Depuis quelques années, nous voyons fleurir les duos. La France s'avère d'ailleurs particulièrement friande de cette forme minimaliste, que l'on songe à Electric Jaguar Baby ou à Knuckle Head pour ne citer que deux exemples. Par leur énergie fiévreuse, le hard rock en général et sa déclinaison stoner en particulier se prêtent idéalement à cette curieuse mais souvent jouissive mutation à laquelle participe Moundrag.
Composé de deux frangins, Camille et Colin Goellaën Duvivier, le tandem rennais possède toutefois une particularité et pas des moindres.
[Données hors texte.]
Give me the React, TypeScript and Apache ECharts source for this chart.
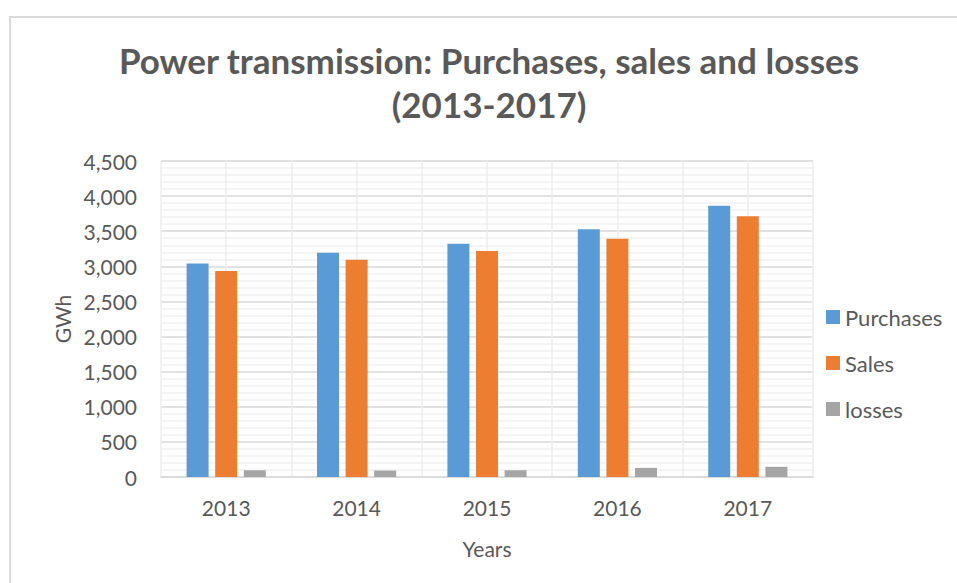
import React, { useEffect, useRef } from "react";
import * as echarts from "echarts";

const titleText = "Power transmission: Purchases, sales and losses\n(2013-2017)";
const years = ["2013", "2014", "2015", "2016", "2017"];
const purchases = [3040, 3195, 3322, 3528, 3862];
const sales = [2935, 3095, 3218, 3392, 3713];
const losses = [97, 92, 96, 130, 145];
const seriesNames = ["Purchases", "Sales", "losses"];
const seriesColors = ["#5B9BD5", "#ED7D31", "#A5A5A5"];
const yAxisName = "GWh";
const xAxisName = "Years";

const FONT = "Lato";
const TEXT = "#595959";

export default function App() {
  const ref = useRef<HTMLDivElement>(null);
  useEffect(() => {
    if (!ref.current) return;
    const chart = echarts.init(ref.current, null, { renderer: "svg" });
    const values = [purchases, sales, losses];
    chart.setOption({
      animation: false,
      backgroundColor: "#ffffff",
      textStyle: { fontFamily: FONT },
      title: {
        text: titleText,
        left: 489,
        textAlign: "center",
        top: 38,
        padding: 0,
        textStyle: {
          fontFamily: FONT,
          fontSize: 35,
          fontWeight: "bold",
          color: TEXT,
          lineHeight: 44,
        },
      },
      graphic: [
        {
          type: "rect",
          shape: { x: 10, y: 17, width: 2000, height: 2000 },
          style: { fill: "none", stroke: "#d9d9d9", lineWidth: 2 },
          silent: true,
        },
      ],
      legend: {
        orient: "vertical",
        left: 826,
        top: 306,
        padding: 0,
        itemWidth: 14,
        itemHeight: 14,
        itemGap: 24,
        icon: "rect",
        textStyle: { fontFamily: FONT, fontSize: 22, color: TEXT },
        data: seriesNames,
      },
      grid: { left: 161, top: 161, right: 144, bottom: 106, containLabel: false },
      xAxis: [
        {
          type: "category",
          data: years,
          name: xAxisName,
          nameLocation: "middle",
          nameGap: 61,
          nameTextStyle: { fontFamily: FONT, fontSize: 21, color: TEXT },
          axisLine: { show: true, lineStyle: { color: "#d9d9d9", width: 1.5 } },
          axisTick: { show: false },
          axisLabel: { fontFamily: FONT, fontSize: 21, color: TEXT, margin: 20 },
          splitLine: { show: false },
        },
        {
          type: "value",
          min: 0,
          max: 10,
          interval: 1,
          show: true,
          position: "top",
          axisLine: { show: false },
          axisTick: { show: false },
          axisLabel: { show: false },
          splitLine: { show: true, lineStyle: { color: "#ededed", width: 1.5 } },
        },
      ],
      yAxis: {
        type: "value",
        min: 0,
        max: 4500,
        interval: 500,
        name: yAxisName,
        nameLocation: "middle",
        nameGap: 88,
        nameRotate: 90,
        nameTextStyle: { fontFamily: FONT, fontSize: 21, color: TEXT },
        axisLine: { show: false },
        axisTick: { show: false },
        axisLabel: {
          fontFamily: FONT,
          fontSize: 21,
          color: TEXT,
          margin: 24,
          formatter: (v: number) => v.toLocaleString("en-US"),
        },
        splitLine: { show: true, lineStyle: { color: "#d9d9d9", width: 1.5 } },
        minorTick: { show: false, splitNumber: 5 },
        minorSplitLine: { show: true, lineStyle: { color: "#f0f0f0", width: 1.5 } },
      },
      series: seriesNames.map((name, i) => ({
        name,
        type: "bar",
        xAxisIndex: 0,
        data: values[i],
        barWidth: 22,
        barGap: "30%",
        itemStyle: { color: seriesColors[i] },
        z: 3,
      })),
    });
    return () => chart.dispose();
  }, []);
  return (
    <div
      ref={ref}
      style={{ position: "fixed", left: 0, top: 0, width: 957, height: 583 }}
    />
  );
}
Alors que la plupart des duos musicaux fonctionnent sur le mode guitare (ou basse) /batterie, lui ne dresse aucun manche mais plutôt des claviers juteux ! Ce faisant, Moundrag démontre que l'on peut bétonner un Hard Rock sans guitare, ce qui parait inconcevable tant le genre et son identité sauvage se sont forgés autour de l'imagerie électrique véhiculée par cet instrument. L'écoute de "Hic Sunt Moundrages" ne trahit à aucun moment l'absence de ces quatre ou six cordes, qui ne bâillonne absolument pas la fougue humide de ce hard rock aux embruns progressifs.
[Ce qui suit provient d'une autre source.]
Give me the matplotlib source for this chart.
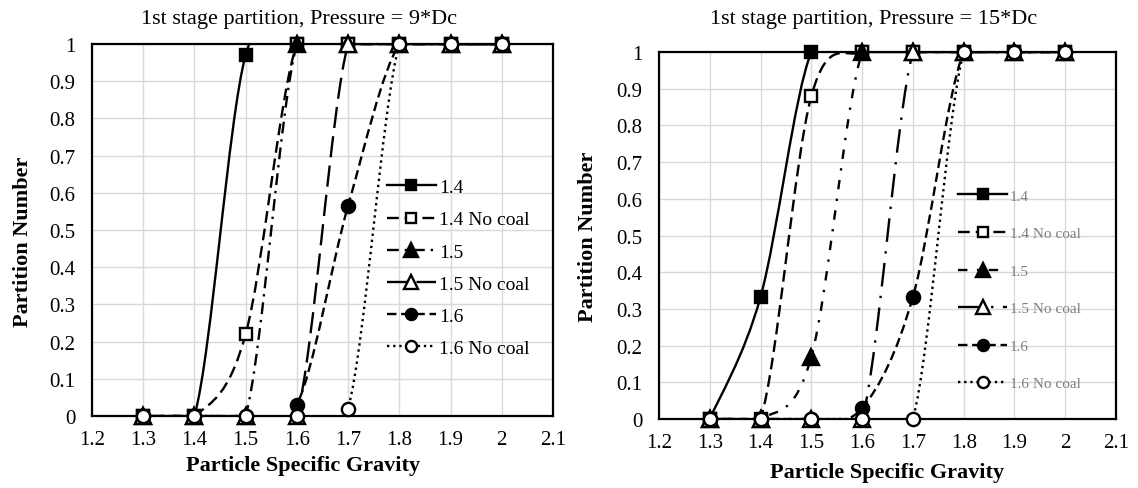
import matplotlib.pyplot as plt
from matplotlib.path import Path
from matplotlib.patches import PathPatch
from matplotlib.lines import Line2D
from matplotlib.ticker import FuncFormatter
import numpy as np

plt.rcParams['font.family'] = ['Liberation Serif', 'DejaVu Serif']

# Particle specific gravity (x) shared by every series
sg = [1.3, 1.4, 1.5, 1.6, 1.7, 1.8, 1.9, 2.0]

labels = ['1.4', '1.4 No coal', '1.5', '1.5 No coal', '1.6', '1.6 No coal']

# Pressure = 9*Dc
p9_14 = [0, 0, 0.97, 1, 1, 1, 1, 1]
p9_14_nc = [0, 0, 0.22, 1, 1, 1, 1, 1]
p9_15 = [0, 0, 0, 1, 1, 1, 1, 1]
p9_15_nc = [0, 0, 0, 0, 1, 1, 1, 1]
p9_16 = [0, 0, 0, 0.03, 0.565, 1, 1, 1]
p9_16_nc = [0, 0, 0, 0, 0.02, 1, 1, 1]

# Pressure = 15*Dc
p15_14 = [0, 0.333, 1, 1, 1, 1, 1, 1]
p15_14_nc = [0, 0, 0.88, 1, 1, 1, 1, 1]
p15_15 = [0, 0, 0.17, 1, 1, 1, 1, 1]
p15_15_nc = [0, 0, 0, 0, 1, 1, 1, 1]
p15_16 = [0, 0, 0, 0.03, 0.333, 1, 1, 1]
p15_16_nc = [0, 0, 0, 0, 0, 1, 1, 1]

markers = ['s', 's', '^', '^', 'o', 'o']
faces = ['black', 'white', 'black', 'white', 'black', 'white']
msizes = [9, 9, 11, 11, 9.5, 9.5]

styles_9 = ['-', (0, (5, 2.5)), (0, (5, 2.5, 1, 2.5)), (0, (9, 3.5)),
            (0, (4, 2)), (0, (1, 1.6))]
styles_15 = ['-', (0, (5, 2.5)), (0, (4, 4, 1, 4)), (0, (10, 4, 1, 4)),
             (0, (4, 2)), (0, (1, 1.6))]


def smooth_path(x, y):
    # Excel style smoothed line: cubic bezier through the points
    pts = np.column_stack([x, y]).astype(float)
    n = len(pts)
    verts = [pts[0]]
    codes = [Path.MOVETO]
    for i in range(n - 1):
        p0 = pts[max(i - 1, 0)]
        p1 = pts[i]
        p2 = pts[i + 1]
        p3 = pts[min(i + 2, n - 1)]
        c1 = p1 + (p2 - p0) / 6.0
        c2 = p2 - (p3 - p1) / 6.0
        verts += [c1, c2, p2]
        codes += [Path.CURVE4] * 3
    return Path(verts, codes)


def draw_panel(ax, series, styles, title_x, title, ylab_xy, xlab_xy,
               legend_pos, legend_size, legend_color, legend_spacing, handle_len):
    for k, yv in enumerate(series):
        patch = PathPatch(smooth_path(sg, yv), facecolor='none', edgecolor='black',
                          lw=1.7, linestyle=styles[k], zorder=3 + k)
        ax.add_patch(patch)
        ax.plot(sg, yv, linestyle='none', marker=markers[k], markersize=msizes[k],
                markerfacecolor=faces[k], markeredgecolor='black', markeredgewidth=1.7,
                zorder=3.5 + k, clip_on=False)

    ax.set_xlim(1.2, 2.1)
    ax.set_ylim(0, 1)
    ax.set_xticks(np.arange(1.2, 2.11, 0.1))
    ax.set_yticks(np.arange(0, 1.01, 0.1))
    fmt = FuncFormatter(lambda v, p: ('%.1f' % v).rstrip('0').rstrip('.') if abs(v) > 1e-9 else '0')
    ax.xaxis.set_major_formatter(fmt)
    ax.yaxis.set_major_formatter(fmt)
    ax.tick_params(length=0, labelsize=15)
    ax.tick_params(axis='y', pad=12)
    ax.tick_params(axis='x', pad=10)
    ax.grid(True, color='#d9d9d9', lw=1.0)
    ax.set_axisbelow(True)
    for s in ax.spines.values():
        s.set_linewidth(1.6)
        s.set_color('black')
    ax.set_xlabel('Particle Specific Gravity', fontsize=16, fontweight='bold')
    ax.set_ylabel('Partition Number', fontsize=16, fontweight='bold')
    ax.xaxis.set_label_coords(*xlab_xy)
    ax.xaxis.label.set_va('center')
    ax.yaxis.set_label_coords(*ylab_xy)
    ax.yaxis.label.set_va('center')
    ax.figure.text(title_x, 0.96, title, ha='center', va='center', fontsize=16)

    handles = []
    for k in range(len(series)):
        handles.append(Line2D([0], [0], color='black', lw=1.7, linestyle=styles[k],
                              marker=markers[k], markersize=msizes[k] - 1.5,
                              markerfacecolor=faces[k], markeredgecolor='black',
                              markeredgewidth=1.7))
    leg = ax.legend(handles, labels, loc='upper left', bbox_to_anchor=legend_pos,
                    frameon=False, fontsize=legend_size, handlelength=handle_len,
                    handletextpad=0.2, labelspacing=legend_spacing, borderaxespad=0)
    for t in leg.get_texts():
        t.set_color(legend_color)


fig = plt.figure(figsize=(11.38, 4.89), dpi=100)
ax1 = fig.add_axes([0.0808, 0.1472, 0.4051, 0.7607])
ax2 = fig.add_axes([0.5791, 0.1411, 0.4016, 0.7505])

draw_panel(ax1, [p9_14, p9_14_nc, p9_15, p9_15_nc, p9_16, p9_16_nc], styles_9,
           0.263, '1st stage partition, Pressure = 9*Dc', (-0.15, 0.47), (0.457, -0.132),
           (0.623, 0.659), 14, 'black', 0.75, 2.5)
draw_panel(ax2, [p15_14, p15_14_nc, p15_15, p15_15_nc, p15_16, p15_16_nc], styles_15,
           0.768, '1st stage partition, Pressure = 15*Dc', (-0.155, 0.5), (0.50, -0.145),
           (0.641, 0.643), 11, '#7f7f7f', 1.56, 3.2)

fig.savefig('out.png', dpi=100)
L'orgue omniprésent qui bave de partout renvoie aux grandes heures de Deep Purple. Tout du long, le fantôme de Jon Lord recouvre ce menu gorgé d'un feeling moelleux à l'instar de ce 'Demon Race' batailleur auquel la frappe de Colin confère un groove furieux. De fait, la coloration antédiluvienne des claviers propulse la musique tissée par le tandem dans une faille temporelle, entre la fin des sixities et le début des années 70. Il suffit d'écouter l'orgasmique 'The Creation' et son pouls chaloupé pour se croire plongé cinquante ans en arrière. Même énergie contagieuse, même liberté gourmande mais jamais poussiéreuse. Si le chant de l'organiste Camille n'est pas étranger à la sève progressive qui coule dans les veines de "Hic Sunt Moundragues", témoin la très belle ballade 'Shade In The Night', tendre et boisée, c'est avant tout le gigantesque (à tous points de vue) 'La Poule' qui le raccroche à cette chapelle.
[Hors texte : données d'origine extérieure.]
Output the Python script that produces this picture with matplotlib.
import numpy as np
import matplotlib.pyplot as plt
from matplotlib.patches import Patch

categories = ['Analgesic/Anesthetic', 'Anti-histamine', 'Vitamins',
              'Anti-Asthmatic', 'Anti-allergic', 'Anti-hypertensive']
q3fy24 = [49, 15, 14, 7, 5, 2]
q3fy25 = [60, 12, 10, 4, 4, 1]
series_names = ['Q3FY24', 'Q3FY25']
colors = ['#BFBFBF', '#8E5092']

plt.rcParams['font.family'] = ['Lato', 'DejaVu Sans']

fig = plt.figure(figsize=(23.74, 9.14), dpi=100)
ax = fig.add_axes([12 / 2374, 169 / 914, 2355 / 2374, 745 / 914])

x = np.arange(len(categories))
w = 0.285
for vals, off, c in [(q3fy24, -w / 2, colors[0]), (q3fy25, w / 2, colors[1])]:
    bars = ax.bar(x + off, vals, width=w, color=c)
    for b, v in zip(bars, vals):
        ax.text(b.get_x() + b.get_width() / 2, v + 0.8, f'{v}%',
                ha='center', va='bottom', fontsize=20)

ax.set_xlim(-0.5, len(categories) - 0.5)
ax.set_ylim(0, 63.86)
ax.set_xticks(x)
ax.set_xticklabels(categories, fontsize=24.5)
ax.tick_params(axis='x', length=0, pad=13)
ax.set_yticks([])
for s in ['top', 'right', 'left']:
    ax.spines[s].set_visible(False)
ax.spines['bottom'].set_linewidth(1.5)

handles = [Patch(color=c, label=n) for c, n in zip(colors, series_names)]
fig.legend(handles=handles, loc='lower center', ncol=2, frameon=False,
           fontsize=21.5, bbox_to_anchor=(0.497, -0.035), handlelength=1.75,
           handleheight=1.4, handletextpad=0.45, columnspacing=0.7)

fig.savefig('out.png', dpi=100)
Soit vingt minutes (presque) instrumentales que tapissent des claviers chaleureux comme échappés des vieux Genesis, véritable périple aux sonorités d'un autre âge. Le point G est atteint. Délicieusement psychédélique, l'album n'en questionne pas moins notre monde actuel au bord de l'apocalypse ('The Hangman'), préoccupation grave et désespérée qui pourtant inspire au duo une musique non pas sombre mais bourrée d'une force salvatrice, comme un remède face à une réalité rongée par la haine et l'injustice.
Entre Deep Purple et Kadavar, "Hic Sunt Moundragues" délivre une cure de bonheur que voile néanmoins une sourde mélancolie, premier album d'un duo claviers/batterie étonnant.